**Record list**
_ _ _ _ _
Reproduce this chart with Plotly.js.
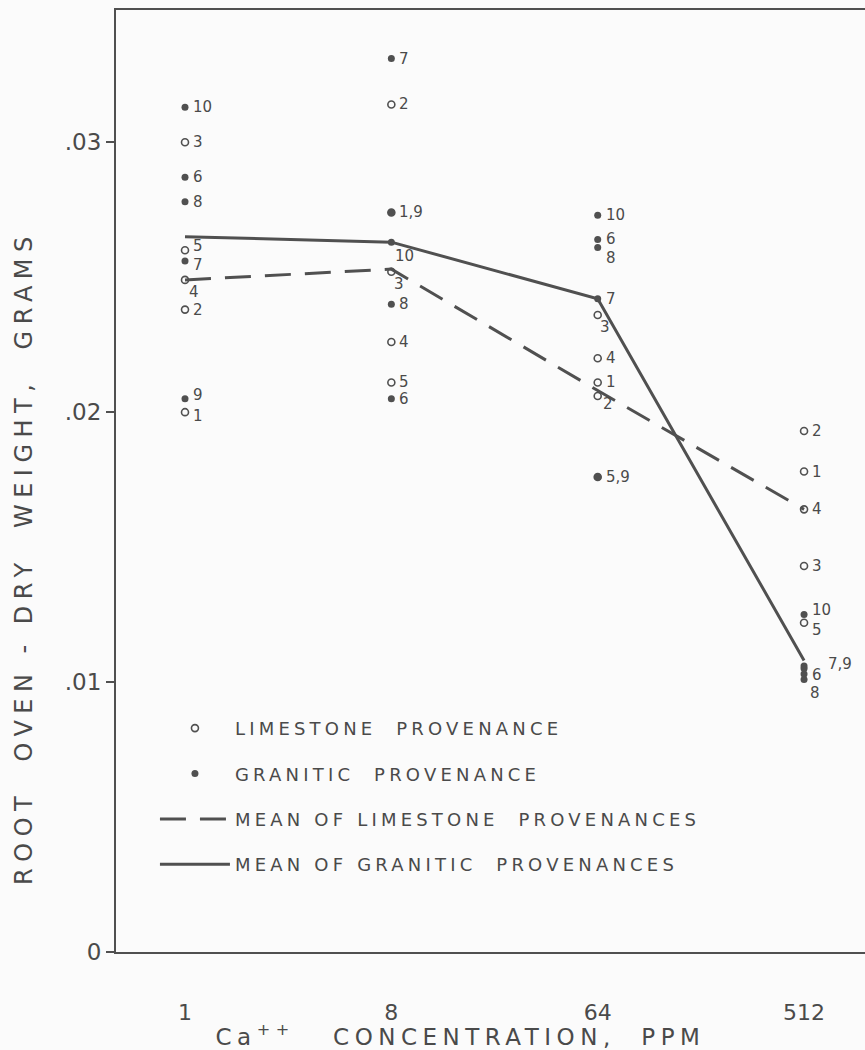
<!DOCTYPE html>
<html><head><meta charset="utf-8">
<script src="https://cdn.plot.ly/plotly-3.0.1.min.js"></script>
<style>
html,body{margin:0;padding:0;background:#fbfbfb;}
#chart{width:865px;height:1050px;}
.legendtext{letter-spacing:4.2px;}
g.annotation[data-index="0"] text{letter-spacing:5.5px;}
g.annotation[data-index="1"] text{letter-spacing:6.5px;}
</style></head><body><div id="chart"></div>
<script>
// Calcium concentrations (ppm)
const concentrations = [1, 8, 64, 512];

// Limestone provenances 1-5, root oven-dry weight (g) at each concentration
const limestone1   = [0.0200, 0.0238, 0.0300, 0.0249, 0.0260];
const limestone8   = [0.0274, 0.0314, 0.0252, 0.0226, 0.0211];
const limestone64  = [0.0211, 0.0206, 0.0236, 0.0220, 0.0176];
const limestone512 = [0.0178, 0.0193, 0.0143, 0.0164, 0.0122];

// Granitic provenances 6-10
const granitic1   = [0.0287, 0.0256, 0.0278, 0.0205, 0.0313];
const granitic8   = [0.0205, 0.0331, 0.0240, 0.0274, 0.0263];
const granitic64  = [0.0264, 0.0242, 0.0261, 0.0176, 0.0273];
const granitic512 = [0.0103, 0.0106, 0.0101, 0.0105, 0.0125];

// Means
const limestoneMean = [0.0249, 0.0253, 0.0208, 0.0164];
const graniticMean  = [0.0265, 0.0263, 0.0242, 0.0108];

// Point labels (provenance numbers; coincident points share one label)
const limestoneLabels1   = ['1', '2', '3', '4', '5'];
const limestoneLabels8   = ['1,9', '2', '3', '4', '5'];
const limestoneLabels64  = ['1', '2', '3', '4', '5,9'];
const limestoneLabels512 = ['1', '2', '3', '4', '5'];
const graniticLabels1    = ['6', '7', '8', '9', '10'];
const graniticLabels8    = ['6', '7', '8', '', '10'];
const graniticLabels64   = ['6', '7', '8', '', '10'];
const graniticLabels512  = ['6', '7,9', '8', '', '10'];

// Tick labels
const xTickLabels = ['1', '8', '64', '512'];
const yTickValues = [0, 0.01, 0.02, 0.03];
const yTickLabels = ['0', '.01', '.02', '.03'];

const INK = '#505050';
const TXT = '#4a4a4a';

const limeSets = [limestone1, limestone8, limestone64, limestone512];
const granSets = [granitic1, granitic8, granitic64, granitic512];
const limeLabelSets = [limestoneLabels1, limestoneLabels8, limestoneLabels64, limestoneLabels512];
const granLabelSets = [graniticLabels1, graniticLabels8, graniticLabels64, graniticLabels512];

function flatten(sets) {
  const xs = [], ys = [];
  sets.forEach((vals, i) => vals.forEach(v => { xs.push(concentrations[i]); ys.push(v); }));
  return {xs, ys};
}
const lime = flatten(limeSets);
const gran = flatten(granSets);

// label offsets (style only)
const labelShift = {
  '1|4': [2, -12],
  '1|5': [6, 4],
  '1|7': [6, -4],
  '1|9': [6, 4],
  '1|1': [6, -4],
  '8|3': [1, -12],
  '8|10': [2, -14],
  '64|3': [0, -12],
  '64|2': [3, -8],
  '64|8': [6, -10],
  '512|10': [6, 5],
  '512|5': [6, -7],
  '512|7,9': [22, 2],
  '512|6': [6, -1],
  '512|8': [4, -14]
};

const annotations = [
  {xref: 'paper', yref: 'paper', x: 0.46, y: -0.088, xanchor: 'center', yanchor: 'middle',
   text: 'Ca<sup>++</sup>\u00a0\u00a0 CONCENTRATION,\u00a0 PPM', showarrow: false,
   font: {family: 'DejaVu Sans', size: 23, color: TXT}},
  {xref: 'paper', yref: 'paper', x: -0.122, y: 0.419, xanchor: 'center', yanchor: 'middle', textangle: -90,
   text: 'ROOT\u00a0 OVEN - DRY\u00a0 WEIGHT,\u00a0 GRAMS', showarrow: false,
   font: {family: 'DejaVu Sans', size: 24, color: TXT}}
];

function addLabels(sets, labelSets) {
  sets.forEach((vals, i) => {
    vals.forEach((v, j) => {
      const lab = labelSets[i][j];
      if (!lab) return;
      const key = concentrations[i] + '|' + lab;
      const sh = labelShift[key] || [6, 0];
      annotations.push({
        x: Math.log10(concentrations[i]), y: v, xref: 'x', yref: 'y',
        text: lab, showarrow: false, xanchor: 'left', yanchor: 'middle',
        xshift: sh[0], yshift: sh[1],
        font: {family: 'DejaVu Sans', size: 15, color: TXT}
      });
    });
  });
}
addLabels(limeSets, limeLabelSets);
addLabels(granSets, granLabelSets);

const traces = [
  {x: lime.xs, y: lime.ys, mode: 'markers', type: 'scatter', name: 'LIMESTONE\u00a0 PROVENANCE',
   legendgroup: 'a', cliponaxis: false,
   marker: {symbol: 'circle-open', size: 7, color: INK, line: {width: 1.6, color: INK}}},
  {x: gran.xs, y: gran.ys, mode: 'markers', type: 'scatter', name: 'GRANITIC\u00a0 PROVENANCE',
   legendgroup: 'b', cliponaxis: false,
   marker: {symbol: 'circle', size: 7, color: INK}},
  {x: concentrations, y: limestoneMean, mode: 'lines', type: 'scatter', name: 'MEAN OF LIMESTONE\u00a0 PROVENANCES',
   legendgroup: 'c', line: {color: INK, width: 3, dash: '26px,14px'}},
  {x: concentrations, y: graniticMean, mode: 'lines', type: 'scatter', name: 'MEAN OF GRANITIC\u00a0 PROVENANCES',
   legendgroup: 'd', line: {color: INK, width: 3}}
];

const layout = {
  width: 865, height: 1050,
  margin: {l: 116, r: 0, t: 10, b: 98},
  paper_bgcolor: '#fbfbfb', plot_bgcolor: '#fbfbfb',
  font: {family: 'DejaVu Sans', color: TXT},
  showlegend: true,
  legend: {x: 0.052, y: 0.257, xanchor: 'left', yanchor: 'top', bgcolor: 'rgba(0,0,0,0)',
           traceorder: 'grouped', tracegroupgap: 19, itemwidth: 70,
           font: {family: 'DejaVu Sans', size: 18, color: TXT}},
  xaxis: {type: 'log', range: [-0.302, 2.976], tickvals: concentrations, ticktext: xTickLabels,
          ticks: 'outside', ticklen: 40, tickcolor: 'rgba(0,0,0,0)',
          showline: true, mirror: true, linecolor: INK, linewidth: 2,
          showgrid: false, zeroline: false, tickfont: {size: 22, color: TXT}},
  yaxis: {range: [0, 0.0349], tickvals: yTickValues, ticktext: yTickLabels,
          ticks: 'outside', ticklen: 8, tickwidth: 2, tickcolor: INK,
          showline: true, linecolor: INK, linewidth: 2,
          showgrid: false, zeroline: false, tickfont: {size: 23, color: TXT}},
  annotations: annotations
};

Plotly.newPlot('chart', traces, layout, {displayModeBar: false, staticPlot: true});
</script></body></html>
_ _ _ _ _
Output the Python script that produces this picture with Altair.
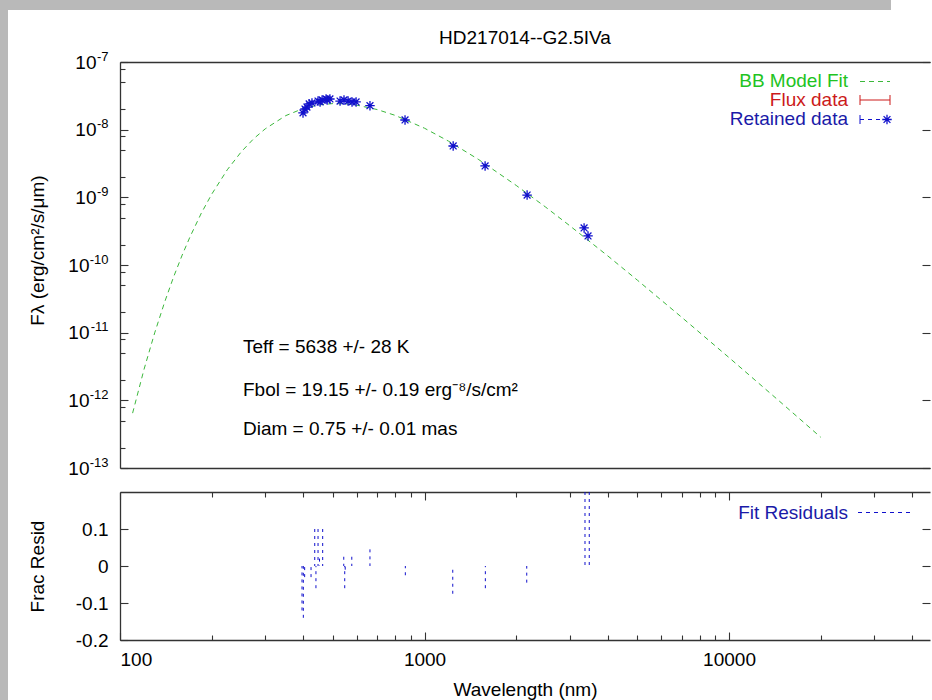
_ _ _ _ _
**Task directions**
Above are some entries. Restate word for word the lines from the one holding "Reproduce this chart with Plotly.js." through the one holding "const concentrations = [1, 8, 64, 512];", but not the pictures.

**Answer to this exercise**
Reproduce this chart with Plotly.js.
<!DOCTYPE html>
<html><head><meta charset="utf-8">
<script src="https://cdn.plot.ly/plotly-3.0.1.min.js"></script>
<style>
html,body{margin:0;padding:0;background:#fbfbfb;}
#chart{width:865px;height:1050px;}
.legendtext{letter-spacing:4.2px;}
g.annotation[data-index="0"] text{letter-spacing:5.5px;}
g.annotation[data-index="1"] text{letter-spacing:6.5px;}
</style></head><body><div id="chart"></div>
<script>
// Calcium concentrations (ppm)
const concentrations = [1, 8, 64, 512];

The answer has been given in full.